Папа приподнимает мой подбородок, чтобы заглянуть в глаза, — хотя, что он может рассмотреть в такой темноте? Но, видимо, для этого свет ему не нужен свет. Смотрит внимательно, чуть склонив голову на бок. И выносит вердикт:
— А давай еще по кружке чая перед сном? С медом и корицей.
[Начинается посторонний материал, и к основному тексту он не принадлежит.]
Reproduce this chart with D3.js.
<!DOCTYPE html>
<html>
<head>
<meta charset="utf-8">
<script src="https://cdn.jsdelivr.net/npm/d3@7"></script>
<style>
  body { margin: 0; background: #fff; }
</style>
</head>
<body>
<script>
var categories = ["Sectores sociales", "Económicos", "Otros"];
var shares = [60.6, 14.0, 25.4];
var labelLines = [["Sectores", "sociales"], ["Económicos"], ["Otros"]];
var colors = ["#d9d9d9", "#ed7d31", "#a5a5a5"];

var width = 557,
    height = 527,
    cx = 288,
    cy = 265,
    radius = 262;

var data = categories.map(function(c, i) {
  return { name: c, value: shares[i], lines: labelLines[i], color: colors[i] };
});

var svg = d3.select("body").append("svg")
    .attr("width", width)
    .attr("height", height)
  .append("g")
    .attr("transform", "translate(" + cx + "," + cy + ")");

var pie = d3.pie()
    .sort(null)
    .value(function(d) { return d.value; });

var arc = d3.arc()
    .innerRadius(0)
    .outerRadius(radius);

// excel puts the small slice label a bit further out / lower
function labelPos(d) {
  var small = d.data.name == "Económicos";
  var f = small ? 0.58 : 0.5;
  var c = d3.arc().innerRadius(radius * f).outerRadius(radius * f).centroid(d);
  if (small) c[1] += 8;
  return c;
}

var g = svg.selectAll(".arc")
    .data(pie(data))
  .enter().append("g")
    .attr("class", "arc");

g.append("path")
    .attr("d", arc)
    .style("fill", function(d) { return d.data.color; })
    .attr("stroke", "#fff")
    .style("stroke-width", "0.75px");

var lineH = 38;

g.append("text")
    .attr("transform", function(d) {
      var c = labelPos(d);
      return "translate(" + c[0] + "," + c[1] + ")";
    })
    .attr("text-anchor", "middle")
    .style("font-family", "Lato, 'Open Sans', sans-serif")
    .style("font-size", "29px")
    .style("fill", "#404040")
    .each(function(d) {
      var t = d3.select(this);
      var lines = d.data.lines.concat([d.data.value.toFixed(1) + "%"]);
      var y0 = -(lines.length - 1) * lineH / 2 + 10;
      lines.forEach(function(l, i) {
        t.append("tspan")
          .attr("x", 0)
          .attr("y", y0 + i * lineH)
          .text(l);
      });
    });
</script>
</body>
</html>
Люблю своего отца — больше жизни.
— Я заварю!
— Нет — я, — настаивает папа.
Он закутывает меня в плед, а сам идет к плите. Смотрю на него, любуюсь. Вот он включает свет нал столом. Набирает воду в зеркальный чайник со свистком. Зажигает спичкой огонь в конфорке, ставит чайник. Берет с сушилки две кружки — свою — черную, и мою — белую, с коровой и цветочками. Открывает шкафчик, где стоят баночки с травами — и вдруг начинает вертеть головой так, словно не находит нужную, — хотя все они на виду.
Мое сердце резко и больно сжимается.
— Пап?.. — зову я, пытаясь не впустить в голос горечь.
Но он уже не слышит меня.
— Где мое кольцо, Ксения?!
Он поворачивается ко мне, смотрит невидящими глазами, словно я призрак.
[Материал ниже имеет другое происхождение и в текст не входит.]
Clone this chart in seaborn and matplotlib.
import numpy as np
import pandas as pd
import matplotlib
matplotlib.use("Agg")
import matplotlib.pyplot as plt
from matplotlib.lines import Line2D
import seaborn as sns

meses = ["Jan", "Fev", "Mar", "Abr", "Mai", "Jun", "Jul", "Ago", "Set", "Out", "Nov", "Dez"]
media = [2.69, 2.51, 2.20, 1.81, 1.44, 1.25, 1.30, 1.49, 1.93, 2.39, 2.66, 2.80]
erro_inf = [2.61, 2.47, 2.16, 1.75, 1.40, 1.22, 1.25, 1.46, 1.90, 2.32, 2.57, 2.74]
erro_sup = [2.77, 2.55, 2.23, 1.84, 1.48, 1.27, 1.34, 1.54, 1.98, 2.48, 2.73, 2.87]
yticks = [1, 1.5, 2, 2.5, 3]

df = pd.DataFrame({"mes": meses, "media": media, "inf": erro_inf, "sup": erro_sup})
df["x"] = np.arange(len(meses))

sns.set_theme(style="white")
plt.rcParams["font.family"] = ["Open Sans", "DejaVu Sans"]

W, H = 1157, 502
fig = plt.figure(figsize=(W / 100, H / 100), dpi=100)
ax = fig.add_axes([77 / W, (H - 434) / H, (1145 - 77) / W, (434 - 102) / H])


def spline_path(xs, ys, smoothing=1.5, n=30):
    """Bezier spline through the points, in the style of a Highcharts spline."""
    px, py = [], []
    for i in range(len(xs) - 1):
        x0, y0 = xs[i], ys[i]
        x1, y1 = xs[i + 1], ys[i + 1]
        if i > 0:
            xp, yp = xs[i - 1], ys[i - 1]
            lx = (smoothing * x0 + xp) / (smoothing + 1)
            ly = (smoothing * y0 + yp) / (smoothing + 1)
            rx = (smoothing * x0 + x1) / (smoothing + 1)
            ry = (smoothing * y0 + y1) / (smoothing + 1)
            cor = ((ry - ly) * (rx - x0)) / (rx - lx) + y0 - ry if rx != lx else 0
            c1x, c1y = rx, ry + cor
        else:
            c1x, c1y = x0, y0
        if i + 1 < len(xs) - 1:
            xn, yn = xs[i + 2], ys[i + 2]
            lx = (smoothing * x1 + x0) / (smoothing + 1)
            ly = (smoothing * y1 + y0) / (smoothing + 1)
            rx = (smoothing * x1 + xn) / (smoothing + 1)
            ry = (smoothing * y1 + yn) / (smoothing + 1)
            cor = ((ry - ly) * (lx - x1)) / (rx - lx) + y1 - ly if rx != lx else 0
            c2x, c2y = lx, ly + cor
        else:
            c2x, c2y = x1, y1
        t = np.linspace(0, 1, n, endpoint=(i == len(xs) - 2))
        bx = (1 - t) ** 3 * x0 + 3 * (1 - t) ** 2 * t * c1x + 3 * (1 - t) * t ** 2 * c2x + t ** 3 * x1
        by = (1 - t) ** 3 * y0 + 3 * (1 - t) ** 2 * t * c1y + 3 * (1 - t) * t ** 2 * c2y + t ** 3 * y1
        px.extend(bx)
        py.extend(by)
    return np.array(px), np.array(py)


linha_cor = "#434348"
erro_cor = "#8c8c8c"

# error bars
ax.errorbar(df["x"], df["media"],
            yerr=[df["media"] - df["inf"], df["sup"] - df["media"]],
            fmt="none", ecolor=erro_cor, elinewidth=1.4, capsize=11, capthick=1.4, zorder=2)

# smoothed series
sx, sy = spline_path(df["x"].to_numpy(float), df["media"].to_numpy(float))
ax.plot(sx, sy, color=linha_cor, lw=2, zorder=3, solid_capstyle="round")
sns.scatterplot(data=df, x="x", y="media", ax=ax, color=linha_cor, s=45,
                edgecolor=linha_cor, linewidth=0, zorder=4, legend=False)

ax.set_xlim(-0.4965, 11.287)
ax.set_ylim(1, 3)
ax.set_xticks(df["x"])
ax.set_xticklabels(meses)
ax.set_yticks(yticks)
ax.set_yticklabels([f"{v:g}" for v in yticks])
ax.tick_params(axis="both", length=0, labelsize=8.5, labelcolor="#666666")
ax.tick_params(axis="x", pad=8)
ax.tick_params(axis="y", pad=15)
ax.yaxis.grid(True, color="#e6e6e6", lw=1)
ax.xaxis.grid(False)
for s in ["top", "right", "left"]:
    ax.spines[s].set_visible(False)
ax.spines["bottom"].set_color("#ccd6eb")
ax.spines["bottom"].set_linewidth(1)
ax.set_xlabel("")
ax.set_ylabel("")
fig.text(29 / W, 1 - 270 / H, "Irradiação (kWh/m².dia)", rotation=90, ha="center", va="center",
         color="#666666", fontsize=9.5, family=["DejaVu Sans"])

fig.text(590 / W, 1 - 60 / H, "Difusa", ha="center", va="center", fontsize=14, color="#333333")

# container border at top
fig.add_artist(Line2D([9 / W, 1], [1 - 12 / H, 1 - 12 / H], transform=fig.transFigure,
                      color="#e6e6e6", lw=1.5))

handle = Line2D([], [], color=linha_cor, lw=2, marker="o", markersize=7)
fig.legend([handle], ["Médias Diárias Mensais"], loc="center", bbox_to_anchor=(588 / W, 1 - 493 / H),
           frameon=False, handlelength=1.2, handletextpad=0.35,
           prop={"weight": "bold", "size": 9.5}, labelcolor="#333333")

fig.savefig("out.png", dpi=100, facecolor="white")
— Ты обещала мне кольцо, Ксения! Кольцо, которое я передам нашему ребенку!..
Глеб забежал в общежитие ближе к одиннадцати дня, после лекций в аспирантуре. Мог бы и не возвращаться перед занятиями в школе — времени до урока оставалось в обрез, опять ребята будут под дверью толкаться. Но дождь на улице лил, как из ведра. Вода затекала даже в карманы куртки. Ботинки, заношенные и худые, промокли насквозь.
Мрак, холод, ветер, ливень. Глеб любил такую погоду: когда внутри и снаружи одинаково — наступает равновесие. А еще в такие дни он очень любил преподавать.
В конце урока обязательно задавал пятиминутную проверочную работу. Десятиклассники строчили на листках, и, кроме шелеста бумаги и жужжания электрических лампочек, в классе не было слышно ни звука.
Тогда он подходил к окну. Стекло отражало головы учеников, склоненных над партами, доску с формулами по физике, плакаты на стене — и его самого: высокого, худого, крепкого мужчину, сложившего руки за спиной. Отражение врало: не показывало ни бледности лица, ни теней под глазами от бессонницы, ни ранней седины — наследство по мужской линии. Но было в той иллюзорности, прозрачности, невесомости что-то правильное, настоящее.
Только в тот дождливый день на урок он так и не попал. Подходил к школе — спешил, обходя лужи, придерживая капюшон — и не сразу услышал, как у ворот его кто-то окликнул. Остановился через пару шагов — сработала глубинная память на этот голос.
Оглянулся.
У обочины стоял мотоцикл. На нем в шлеме сидел парень — тот самый, что предлагал Глебу деньги пять лет назад.
Мотоциклист кивнул на сидение позади себя.
Глеб покачал головой.
— Я спешу.
— Нельзя. Садись.
Этот бесстрастный голос так зацепил какой-то особо чувствительный душевный нерв, что Глеб поморщился от боли. Словно он уже долгое время стоял на крыше высотки — на самом краю, без ограждения — и только силой воли заставлял себя не смотреть вниз. А теперь — посмотрел.
Бросив прощальный взгляд на школу, Глеб сел позади мотоциклиста.
Это был последний фрагмент из письма, адресованного Графу, — и один в один тот сон, который приснился мне в ночь после разговора с отцом на подоконнике.
Приступы у папы, хоть и случались все чаше, но проходили бесследно, отец о них не помнил. Только каждый раз мне становилось не по себе. Ощущение было такое, словно я его теряю — он уходит, а я не успеваю за ним. Кошмар наяву.
К чему такие приступы могли привести? Где передышка? Где остановка? А если за этими воспоминаниями потянутся другие? А если папа, постепенно погружаясь в прошлое, уже не выплывет, захлебнется? Если однажды я его потеряю?.. Поэтому мне так нужно это кольцо… Оно важнее моих отношений с Графом. Но что, если выбирать не придется?..
Сажусь в мою машину — любимое «Поло» лазурного цвета. Его я могу разобрать и собрать с закрытыми глазами — папа обучал меня не только вступительным предметам.
Мчусь к Графу. Впервые с начала истории я приезжаю к нему утром. Резко, с визгом тормозов, паркуюсь под его окнами — и взбегаю на крыльцо. Понятия не имею, что скажу Графу. Может, ничего не скажу, — молча, брошусь стягивать с него одежду. Вот такой у меня настрой.